A construction crane owner whose rig collapsed and killed two workers is facing the only criminal trial stemming from the disaster, with prosecutors saying he pinched pennies on a crucial repair while he suggests workers’ mistakes caused the collapse.
Opening arguments were set for Tuesday in James Lomma’s manslaughter trial in the May 2008 disaster on Manhattan’s Upper East Side. It happened two months after another Manhattan crane collapse killed seven people, and the incidents together prompted scrutiny of crane safety here and in other American cities.
For the Manhattan district attorney’s office, Lomma’s trial is a second attempt to hold someone criminally responsible for the two crane collapses, which stoked anxieties about construction oversight in a city that had been in a building boom. A crane rigger was acquitted of manslaughter and all other charges in the earlier collapse.
The May 2008 collapse “is particularly devastating because it could have been prevented,” DA Cyrus R. Vance Jr. said in a statement when the indictment was unveiled in March 2010.
For Lomma and his companies, mainly New York Crane & Equipment Corp., the trial represents a chance to try to clear himself with a two-part defense outlined in court documents – that he acted responsibly in getting the repair done, and that the crane fell apart because it was pulled up too high, not because the repaired part failed.
“New York Crane is looking forward to a trial at which it will be shown that what occurred was a tragic accident, and not a crime,” the companies’ lawyer, Paul Shechtman, said Friday.
Pieces of the 200-foot-tall crane crashed onto an apartment building in May 2008. Crane operator Donald C. Leo, 30, and fellow worker Ramadan Kurtaj, 27, were killed; a third construction worker, Simeon Alexis, was seriously hurt.
Prosecutors say the culprit was a bad weld in the crane’s turntable, a critical component that lets the upper parts of the rig swivel.
Lomma and mechanic Tibor Varganyi arranged for a cheap welding job to repair a critical component of a 200-foot-tall crane, prosecutors say.
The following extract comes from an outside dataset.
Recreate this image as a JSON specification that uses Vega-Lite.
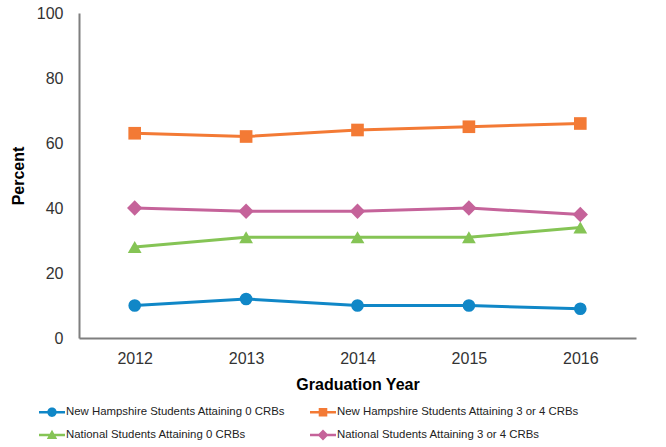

The two hired a little-known Chinese company over the Internet to do the work and failed to take steps to ensure the repair was sound – even after a representative of the firm they hired warned in an email that “we don’t have confidence on this welding,” prosecutors said. The representative later said the company “could do this.”
After a month of use, the weld failed, investigators found.
Varganyi, 65, has pleaded guilty to criminally negligent homicide. He’s set for sentencing in April and could be spared jail time if he testifies against Lomma, 66.
But Lomma’s lawyers have said have said New York Crane arranged to have the weld tested. City building officials inspected the repaired part and approved putting the crane in service, and Lomma had no reason to cut corners to save money because insurance was covering the cost of the fix, they said.
But the repair wasn’t the key factor in the collapse, the defense says in court documents. An engineering expert is prepared to testify that “the failure of the (Chinese company’s) weld was one of several results caused by the improper operation of the crane,” Shechtman and Lomma lawyer Andrew M. Lankler wrote in an Oct. 19 court filing.
The weld was adequate to handle the expected load, the lawyers wrote in a related document. But their engineering expert concluded the crane’s arm was lifted at too high an angle just before the collapse, despite safety devices supposed to limit how high it can go, the lawyers said in the Oct. 19 filing.
“It appears that the aids and devices were disengaged, overridden or ignored,” they wrote.
Their expert determined “operator error” caused a problem known as “two-blocking” – essentially, the ball-and-hook assembly being pulled tightly into the top of the crane and destabilizing it, the lawyers wrote.
The slain workers’ families, who are suing Lomma and others, have bristled at the suggestion that workers played a role in the collapse. Bernadette Panzella, a lawyer for Leo’s family, called the notion that workers shut off safety systems a “preposterous conspiracy theory.”
Lomma “cannot impugn the integrity of the entire construction workforce and expect that the public and the judiciary will accept his lies,” she said in a statement in December.
If convicted, Lomma could face up to 15 years in prison.